Following the collapse of Lehman Brothers in the fall of 2008, governments worldwide went on massive spending sprees in a bid to stimulate the flagging world economy. Typical measures targeted at specific sectors included government bailouts of financial firms and support for the automotive industry such as the U.S. federal government's program designed to support the country's Big Three carmakers. As more comprehensive programs, the American Recovery and Reinvestment Act of 2009 (ARRA) in the United States and the Act on Special Measures for Industrial Revitalization in Japan can be cited as examples. In addition, the Group of Twenty (G20) countries took steps to stimulate consumption, for instance, by offering government subsidies for the purchase of environmentally friendly cars, and to promote exports by expanding trade finance.

Such state aid interventions are reasonable as a government policy response to a crisis such as the one triggered by the Lehman failure. At the same time, however, they are governed by the WTO Agreement on Subsidies and Countervailing Measures (SCM Agreement) and the provisions of the General Agreement on Tariffs and Trade (GATT) and the General Agreement on Trade in Services (GATS). Being trade-restrictive in nature, these measures are subject to countervailing duties or constitute a violation of the WTO agreements. However, WTO provisions on subsidies are not explicit about welfare criteria for such measures. Thus, this paper attempts to give an extensional definition of such criteria by examining specific cases of state aid programs, and draw up suggestions for WTO-consistent crisis measures.

Under the framework of the WTO, trade-distortive state aid interventions are subject to multilateral surveillance by relevant WTO committees and the Trade Policy Review Body (TPRB).

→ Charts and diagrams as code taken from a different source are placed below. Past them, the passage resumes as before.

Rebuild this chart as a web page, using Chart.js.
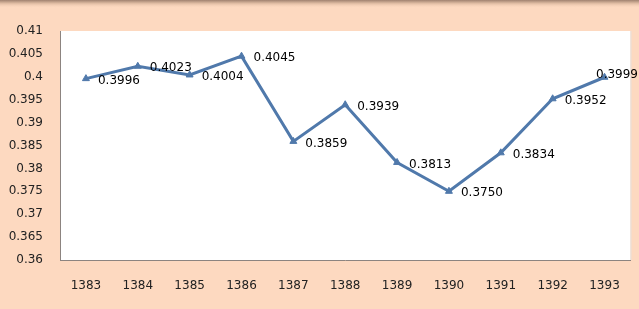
<!DOCTYPE html>
<html>
<head>
<meta charset="utf-8">
<script src="https://cdn.jsdelivr.net/npm/chart.js@4/dist/chart.umd.min.js"></script>
<style>
  html, body { margin: 0; padding: 0; background: #fdd9c0; }
  #wrap { width: 639px; height: 309px; }
</style>
</head>
<body>
<div id="wrap"><canvas id="lineChart" width="639" height="309"></canvas></div>
<script>
const years = ['1383', '1384', '1385', '1386', '1387', '1388', '1389', '1390', '1391', '1392', '1393'];
const values = [0.3996, 0.4023, 0.4004, 0.4045, 0.3859, 0.3939, 0.3813, 0.3750, 0.3834, 0.3952, 0.3999];
const yMin = 0.36;
const yMax = 0.41;
const yStep = 0.005;

// peach background, shadow strip on top, white plot area
const backdrop = {
    id: 'backdrop',
    beforeDraw(chart) {
        const c = chart.ctx;
        const a = chart.chartArea;
        c.save();
        c.fillStyle = '#fdd9c0';
        c.fillRect(0, 0, chart.width, chart.height);
        const g = c.createLinearGradient(0, 0, 0, 8);
        g.addColorStop(0, '#a08270');
        g.addColorStop(0.4, '#dcb9a0');
        g.addColorStop(1, 'rgba(253,217,192,0)');
        c.fillStyle = g;
        c.fillRect(0, 0, chart.width, 8);
        c.fillStyle = '#ffffff';
        c.fillRect(a.left, a.top, a.right - a.left, a.bottom - a.top);
        c.strokeStyle = '#e6e0dc';
        c.lineWidth = 1;
        c.beginPath();
        c.moveTo(a.right + 0.5, a.top);
        c.lineTo(a.right + 0.5, a.bottom);
        c.stroke();
        c.restore();
    }
};

// value labels to the right of each point (pulled back in if they would run off)
const pointLabels = {
    id: 'pointLabels',
    afterDatasetsDraw(chart) {
        const c = chart.ctx;
        const meta = chart.getDatasetMeta(0);
        c.save();
        c.font = '12px "DejaVu Sans", sans-serif';
        c.fillStyle = '#000000';
        c.textAlign = 'left';
        c.textBaseline = 'middle';
        meta.data.forEach(function (pt, i) {
            const txt = values[i].toFixed(4);
            let x = pt.x + 12;
            let y = pt.y + 2;
            const w = c.measureText(txt).width;
            if (x + w > chart.width - 1) {
                x = chart.width - 1 - w;
                y = pt.y - 2;
            }
            c.fillText(txt, x, y);
        });
        c.restore();
    }
};

new Chart(document.getElementById('lineChart').getContext('2d'), {
    type: 'line',
    data: {
        labels: years,
        datasets: [{
            data: values,
            borderColor: '#5079ab',
            backgroundColor: '#5079ab',
            borderWidth: 3,
            tension: 0,
            pointStyle: 'triangle',
            pointRadius: 4,
            pointHoverRadius: 4,
            pointBorderWidth: 1,
            fill: false
        }]
    },
    options: {
        responsive: false,
        animation: false,
        layout: { padding: { top: 31, right: 4, left: 0, bottom: 0 } },
        plugins: { legend: { display: false }, tooltip: { enabled: false } },
        scales: {
            x: {
                offset: true,
                grid: { display: false, drawTicks: false },
                border: { display: true, color: '#8c8480', width: 1 },
                ticks: { color: '#222', font: { family: 'DejaVu Sans', size: 12 }, padding: 19, maxRotation: 0 },
                afterFit(scale) { scale.height = 49; }
            },
            y: {
                min: yMin,
                max: yMax,
                grid: { display: false, drawTicks: false },
                border: { display: true, color: '#8c8480', width: 1 },
                ticks: {
                    stepSize: yStep,
                    color: '#222',
                    font: { family: 'DejaVu Sans', size: 12 },
                    padding: 17,
                    callback: function (v) { return parseFloat(v.toFixed(3)).toString(); }
                },
                afterFit(scale) { scale.width = 60; }
            }
        }
    },
    plugins: [backdrop, pointLabels]
});
</script>
</body>
</html>
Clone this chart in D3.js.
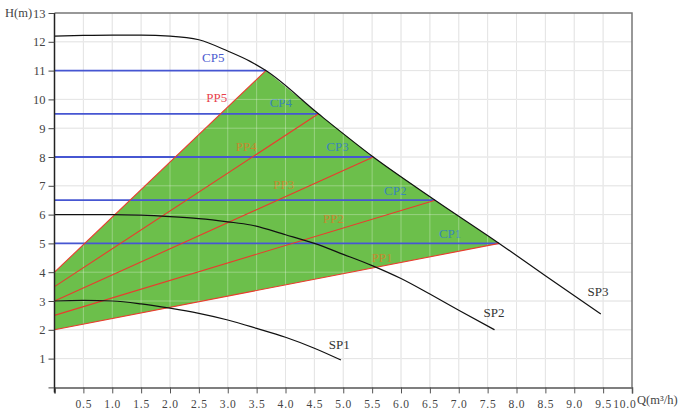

Furthermore, they could be subject to the dispute settlement procedures of the WTO. Such exit strategies and the role of the WTO in ensuring the appropriateness and legitimacy of government subsidies as a government policy under a crisis will be examined as well.

By focusing on the aforementioned points, this paper aims to assess whether the WTO, as it stands today, effectively disciplines trade-distorting government subsidies, while at the same time allowing appropriate policy space for its members by implementing subsidy provisions as a token of embedded liberalism, and identify future challenges that need to be addressed.